Pour les pays de la mer Rouge, l’une des opportunités économiques les plus importantes est la création d’un groupement économique arabo-africain qui inclut les pays de la région et prend l’économie bleue comme point de départ. Et ce, à travers « la mise en place de projets complémentaires conjoints entre les pays arabes et africains bordant la mer Rouge, avec la nécessité d’établir et de renforcer des infrastructures et des projets économiques qui profitent à tous les pays de la région », estime Sally Farid. En outre, selon la spécialiste, pour exploiter pleinement l’économie bleue, les pays devraient faire face aux impacts du changement climatique. La pollution plastique est un problème transfrontalier, nécessitant une coordination mondiale et de multiples approches à long terme pour développer des solutions communes. La mer Rouge et la Méditerranée sont gravement touchées par les déchets marins de différentes tailles trouvés le long des côtes, qui flottent à la surface et sous les eaux jusqu’au fond de la mer.

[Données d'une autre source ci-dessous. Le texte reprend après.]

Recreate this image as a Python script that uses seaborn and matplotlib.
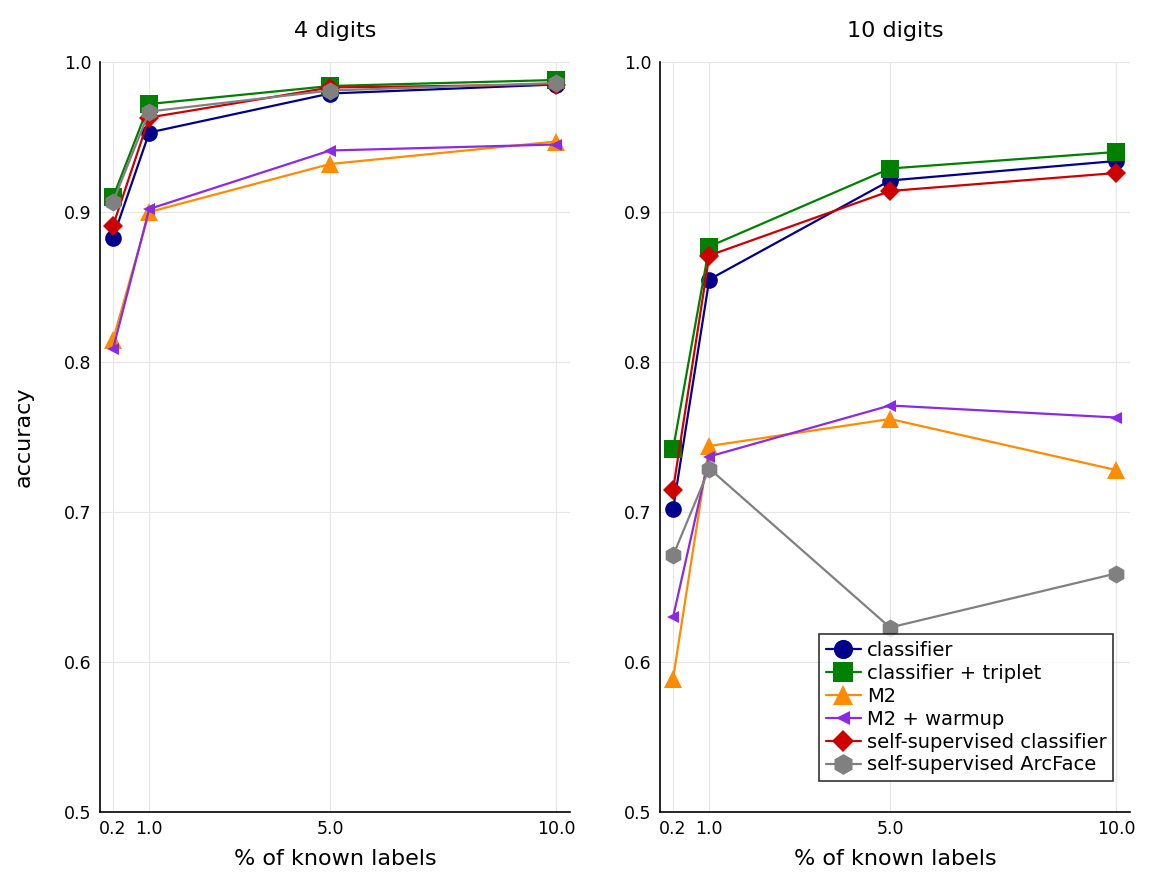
import matplotlib
matplotlib.use("Agg")
import matplotlib.pyplot as plt
import seaborn as sns
import pandas as pd

x_vals = [0.2, 1.0, 5.0, 10.0]
x_ticklabels = ["0.2", "1.0", "5.0", "10.0"]
series_names = ["classifier", "classifier + triplet", "M2", "M2 + warmup",
                "self-supervised classifier", "self-supervised ArcFace"]
panel_titles = ["4 digits", "10 digits"]

acc_4 = {
    "classifier": [0.883, 0.953, 0.979, 0.985],
    "classifier + triplet": [0.910, 0.972, 0.984, 0.988],
    "M2": [0.815, 0.900, 0.932, 0.947],
    "M2 + warmup": [0.809, 0.902, 0.941, 0.945],
    "self-supervised classifier": [0.891, 0.963, 0.983, 0.985],
    "self-supervised ArcFace": [0.907, 0.967, 0.981, 0.986],
}
acc_10 = {
    "classifier": [0.702, 0.855, 0.921, 0.934],
    "classifier + triplet": [0.742, 0.877, 0.929, 0.940],
    "M2": [0.589, 0.744, 0.762, 0.728],
    "M2 + warmup": [0.630, 0.737, 0.771, 0.763],
    "self-supervised classifier": [0.715, 0.871, 0.914, 0.926],
    "self-supervised ArcFace": [0.671, 0.729, 0.623, 0.659],
}

colors = ["#00008B", "#008000", "#FF8C00", "#8A2BE2", "#CD0000", "#808080"]
markers = ["o", "s", "^", "<", "D", "h"]
msizes = [12, 13, 13, 8.5, 10, 13]

sns.set_style("white")
plt.rcParams["font.family"] = ["DejaVu Sans"]
plt.rcParams["text.color"] = "black"
plt.rcParams["axes.labelcolor"] = "black"
plt.rcParams["xtick.color"] = "black"
plt.rcParams["ytick.color"] = "black"

fig = plt.figure(figsize=(11.49, 8.84), dpi=100)
ax1 = fig.add_axes([100/1149, 1-812/884, 470/1149, 750/884])
ax2 = fig.add_axes([660/1149, 1-812/884, 470/1149, 750/884])

for ax, data, title in [(ax1, acc_4, panel_titles[0]), (ax2, acc_10, panel_titles[1])]:
    for name, c, m, ms in zip(series_names, colors, markers, msizes):
        df = pd.DataFrame({"x": x_vals, "y": data[name]})
        sns.lineplot(data=df, x="x", y="y", ax=ax, color=c, marker=m,
                     markersize=ms, markeredgewidth=0, linewidth=1.6,
                     label=name, legend=False)
    ax.set_xlim(-0.09, 10.31)
    ax.set_ylim(0.5, 1.0)
    ax.set_xticks(x_vals)
    ax.set_xticklabels(x_ticklabels, fontsize=12.5)
    ax.set_yticks([0.5, 0.6, 0.7, 0.8, 0.9, 1.0])
    ax.set_yticklabels(["0.5", "0.6", "0.7", "0.8", "0.9", "1.0"], fontsize=12.5)
    ax.grid(True, color="#e6e6e6", linewidth=0.8)
    for s in ["top", "right"]:
        ax.spines[s].set_visible(False)
    for s in ["left", "bottom"]:
        ax.spines[s].set_color("black")
        ax.spines[s].set_linewidth(1.2)
    ax.tick_params(axis="both", direction="in", length=5, width=1, color="black", pad=6)
    ax.set_title(title, fontsize=16, pad=18, color="black")
    ax.set_xlabel("% of known labels", fontsize=16, labelpad=8)
    ax.set_ylabel("")

ax1.set_ylabel("accuracy", fontsize=16, labelpad=22)

handles, labels = ax2.get_legend_handles_labels()
leg = ax2.legend(handles, labels, loc="lower right", fontsize=14, frameon=True,
                 fancybox=False, edgecolor="black", handlelength=1.8,
                 handletextpad=0.3, borderpad=0.35, labelspacing=0.2,
                 markerscale=1.15, bbox_to_anchor=(0.985, 0.028))
leg.get_frame().set_linewidth(1.2)

fig.savefig("out.png", dpi=100)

La surexploitation de certaines zones de pêche est également une source de grave préoccupation. L’Afrique de l’Ouest, l’une des plus grandes régions riches en poissons, est considérée comme la plus touchée par ce phénomène. La pêche illégale provoque « un pillage industriel de l’économie bleue » et met en danger la sécurité alimentaire sur le continent. La levée de tous ces obstacles nécessite des efforts concertés des pays de la région.
Enfin, l’économie bleue est encore peu exploitée pour certains pays africains. Plus de 80 % des plans d’eau africains ne sont toujours pas cartographiés.